Love and Loneliness collide in “Queer”
By Daniel Flood
With “Queer,” Luce Guadagnino has further cemented himself as one of the great romantic storytellers. The director of “Call Me by Your Name” and this year’s “Challengers” continues his winning formula of mixing complex human beings together inside unique habitats that mirror the emotions at play. We gently observe these stories full of deeply realized people, and just as we notice how immersed in their world we’ve become, Guadagnino is bold enough to push us even further into the deep end.
His latest film is a sun-stained vintage postcard of Mexico, and wandering the quiet city streets is William Lee (brought to life by Daniel Craig). It’s a picturesque paradise for the 1950s, but this expat pushing 50 is disengaged, or rather, as he calls it, disembodied.
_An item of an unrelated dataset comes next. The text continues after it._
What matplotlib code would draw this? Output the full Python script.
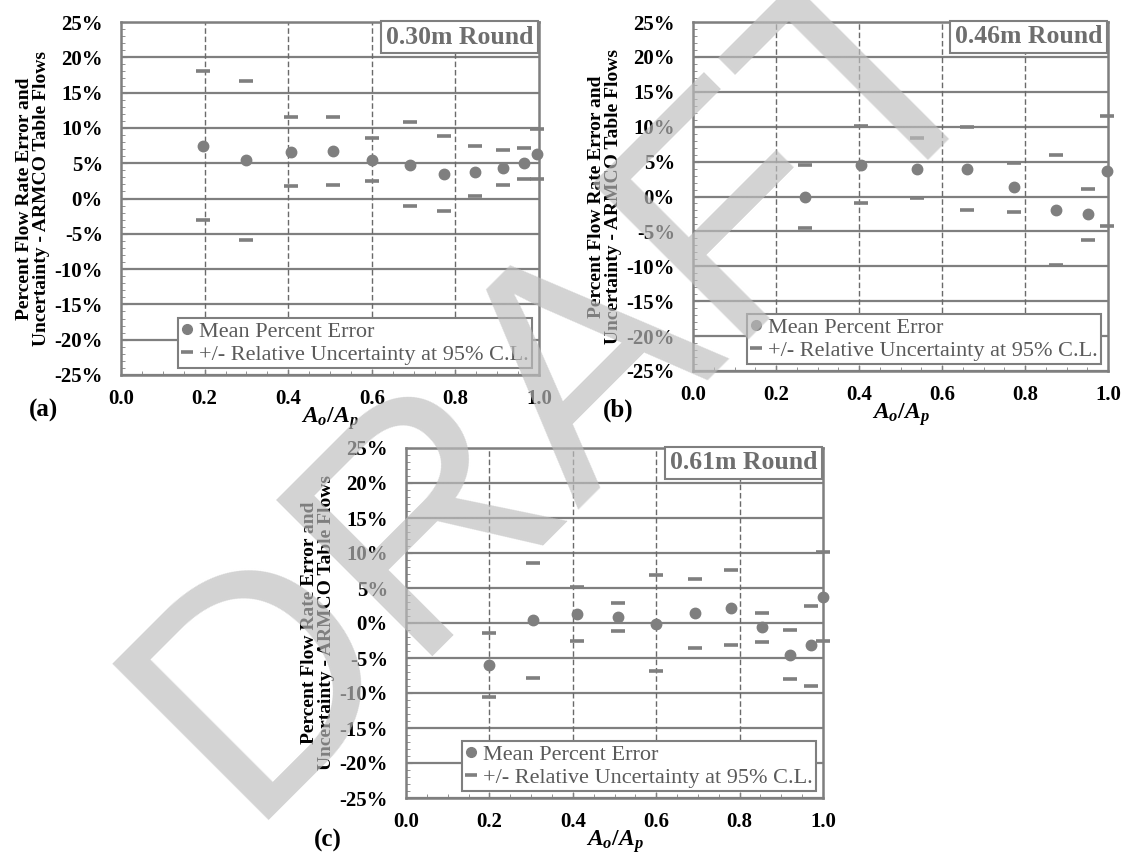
import matplotlib.pyplot as plt
from matplotlib.ticker import MultipleLocator, FixedLocator
from matplotlib.lines import Line2D

plt.rcParams['font.family'] = 'Liberation Serif'
plt.rcParams['mathtext.fontset'] = 'custom'
plt.rcParams['mathtext.rm'] = 'Liberation Serif:bold'
plt.rcParams['mathtext.it'] = 'Liberation Serif:italic:bold'
plt.rcParams['mathtext.bf'] = 'Liberation Serif:bold'

# (a) 0.30m Round
a_ratio = [0.196, 0.300, 0.407, 0.506, 0.601, 0.692, 0.773, 0.848, 0.913, 0.964, 0.995]
a_mean = [7.5, 5.4, 6.6, 6.7, 5.4, 4.8, 3.5, 3.8, 4.3, 5.0, 6.3]
a_upper = [18.1, 16.7, 11.5, 11.5, 8.5, 10.8, 8.9, 7.5, 6.9, 7.2, 9.8]
a_lower = [-3.1, -5.9, 1.7, 1.9, 2.5, -1.0, -1.8, 0.4, 1.9, 2.8, 2.8]

# (b) 0.46m Round
b_ratio = [0.269, 0.404, 0.539, 0.661, 0.774, 0.874, 0.952, 0.998]
b_mean = [0.0, 4.5, 3.9, 3.9, 1.3, -1.9, -2.5, 3.6]
b_upper = [4.5, 10.1, 8.4, 9.9, 4.8, 6.0, 1.1, 11.6]
b_lower = [-4.5, -1.0, -0.2, -1.9, -2.2, -9.8, -6.2, -4.2]

# (c) 0.61m Round
c_ratio = [0.199, 0.305, 0.409, 0.508, 0.599, 0.694, 0.779, 0.854, 0.920, 0.971, 1.0]
c_mean = [-6.0, 0.5, 1.3, 0.9, -0.1, 1.4, 2.1, -0.6, -4.5, -3.2, 3.7]
c_upper = [-1.4, 8.6, 5.2, 2.9, 6.8, 6.3, 7.6, 1.5, -1.0, 2.4, 10.1]
c_lower = [-10.6, -7.9, -2.5, -1.2, -6.8, -3.5, -3.2, -2.7, -8.0, -9.0, -2.6]

y_ticks = [25, 20, 15, 10, 5, 0, -5, -10, -15, -20, -25]
x_ticks = [0.0, 0.2, 0.4, 0.6, 0.8, 1.0]

gray = '#7f7f7f'
W, H = 1127, 859

fig = plt.figure(figsize=(W / 100, H / 100), dpi=100)


def panel(rect, ratio, mean, upper, lower, title, tag, tag_xy):
    l, t, r, b = rect
    ax = fig.add_axes([l / W, 1 - b / H, (r - l) / W, (b - t) / H])
    ax.set_xlim(0, 1)
    ax.set_ylim(-25, 25)

    for v in y_ticks:
        ax.axhline(v, color=gray, lw=1.6, zorder=1)
    for v in [0.2, 0.4, 0.6, 0.8]:
        ax.axvline(v, color='#6a6a6a', lw=1.0, ls=(0, (4, 2)), zorder=1)

    ax.plot(ratio, upper, ls='none', marker='_', ms=10, mew=2.6,
            color=gray, clip_on=False, zorder=3)
    ax.plot(ratio, lower, ls='none', marker='_', ms=10, mew=2.6,
            color=gray, clip_on=False, zorder=3)
    ax.plot(ratio, mean, ls='none', marker='o', ms=7.5,
            color=gray, clip_on=False, zorder=4)

    ax.yaxis.set_major_locator(FixedLocator(y_ticks))
    ax.set_yticklabels([f'{v}%' for v in y_ticks])
    ax.yaxis.set_minor_locator(MultipleLocator(1))
    ax.xaxis.set_major_locator(FixedLocator(x_ticks))
    ax.set_xticklabels([f'{v:.1f}' for v in x_ticks])
    ax.xaxis.set_minor_locator(MultipleLocator(0.05))
    ax.tick_params(which='major', direction='in', length=4, color=gray,
                   labelsize=15)
    ax.tick_params(which='minor', direction='in', length=3, color=gray)
    ax.tick_params(axis='y', which='major', pad=13)
    ax.tick_params(axis='x', which='major', pad=10)
    for lab in ax.get_xticklabels() + ax.get_yticklabels():
        lab.set_fontweight('bold')

    for s in ax.spines.values():
        s.set_color(gray)
        s.set_linewidth(1.8)

    ax.set_ylabel('Percent Flow Rate Error and\nUncertainty - ARMCO Table Flows',
                  fontsize=14, fontweight='bold', labelpad=3, linespacing=1.05)
    ax.set_xlabel('$A_o/A_p$', fontsize=17, labelpad=-3)

    ax.text(0.986, 0.99, title, transform=ax.transAxes, ha='right', va='top',
            fontsize=18.5, fontweight='bold', color='#6e6e6e', zorder=5,
            bbox=dict(boxstyle='square,pad=0.17', fc='white', ec=gray, lw=1.5))

    handles = [
        Line2D([], [], ls='none', marker='o', ms=7, color=gray),
        Line2D([], [], ls='none', marker='_', ms=9, mew=2.6, color=gray),
    ]
    leg = ax.legend(handles, ['Mean Percent Error',
                              '+/- Relative Uncertainty at 95% C.L.'],
                    loc='lower right', fontsize=16, frameon=True, fancybox=False,
                    edgecolor=gray, framealpha=1, handlelength=0.5,
                    handletextpad=0.3, borderpad=0.15, labelspacing=0.1,
                    borderaxespad=0.3)
    leg.get_frame().set_linewidth(1.5)
    for txt in leg.get_texts():
        txt.set_color('#5a5a5a')
    leg.set_zorder(6)

    fig.text(tag_xy[0] / W, 1 - tag_xy[1] / H, tag, ha='center', va='center',
             fontsize=18, fontweight='bold')
    return ax


panel((121, 22, 539, 375), a_ratio, a_mean, a_upper, a_lower,
      '0.30m Round', '(a)', (44, 410))
panel((693, 22, 1108, 371), b_ratio, b_mean, b_upper, b_lower,
      '0.46m Round', '(b)', (618, 410))
panel((406, 448, 823, 798), c_ratio, c_mean, c_upper, c_lower,
      '0.61m Round', '(c)', (328, 840))

# watermark
fig.text(243 / W, 1 - 820 / H, 'DRAFT', rotation=45, rotation_mode='anchor',
         ha='left', va='baseline', fontsize=232, family='Liberation Sans',
         color='#bebebe', alpha=0.675, zorder=10)

fig.savefig('out.png', dpi=100)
He cycles effortlessly through gay bars and hotel rooms, addicted to the vices of drugs, alcohol, one-night stands and self-hatred. That is until his eyes fall upon Eugene, a young former seaman played by Drew Starkey.
As with Guadagnino’s previous films, their developing relationship is not a simple obstacle blocking some happily-ever-after, but rather a look at what people take from one another as they fall in and out of love. Lee’s investment is more based on nostalgia for an optimistic youth, while Eugene treats their relationship as a crystal ball, showing where his own life may end up if he continues down Lee’s path. The sadness of this dynamic is not lost on either character, but neither one’s heart desires to fully call it quits. That Justin Kuritzkes’ script is able to balance this sorry foundation with enough levity to dodge melodrama is a great accomplishment. It may be a unique and specific set of circumstances, but the emotion mined out of these characters is universal.
Craig brings to the film his strongest, most vulnerable performance yet. The actor has never been shy about his dislike of the James Bond character he has retired from, and one gets the sense while watching that he wanted to play a role as far from him as possible. Lee is still a charismatic man with a lavishness to his friendly lifestyle, but only because he’s going through the motions. Craig supplies a hollowness behind Lee’s tired eyes, desperate for a distraction via substance abuse and empty sex. He may fully believe that he can hide from his own loneliness, but Guadagnino’s camera never lets the audience fall into his trap. Starkey is calculating but soft as his lover. Seeing him grapple with his own similarities to Lee only adds to the ennui.
Kuritzkes adapted “Queer” from a novella by William S. Burroughs, and depending on who you ask, Lee is somewhere between a fictionalized version of the author and the author himself. Fans of Burroughs will be more than satisfied with the treatment put on display here. I’ll admit that I didn’t know a thing about the Saint Louis native (his family owned the Burroughs Corporation, not the private school). Yet even as the film dives deeper into the mystic and surreal, my emotions were stirred enough to surrender to the unknown. This is a story about a sad man past his prime, made all the more pitiable for falling in love one last time.
So often it feels like the movies we devote our time to are made with a timid committee mindset, checking off boxes to be inoffensive and bland in order to reach as wide an audience as possible. They erase their entire identity, failing to leave an indent in our memories or hearts. Guadagnino and Kuritzkes are completely antithetical to this notion. If the details in “Queer” hide themselves to some, there’s no denying the respect that the film has for its subject, story and viewers. For all the joy it brings, love can be messy, paradoxical, confusing and heartbreaking. Then again, who among us isn’t?
“Queer” opens in theaters Friday, December 13, 2024.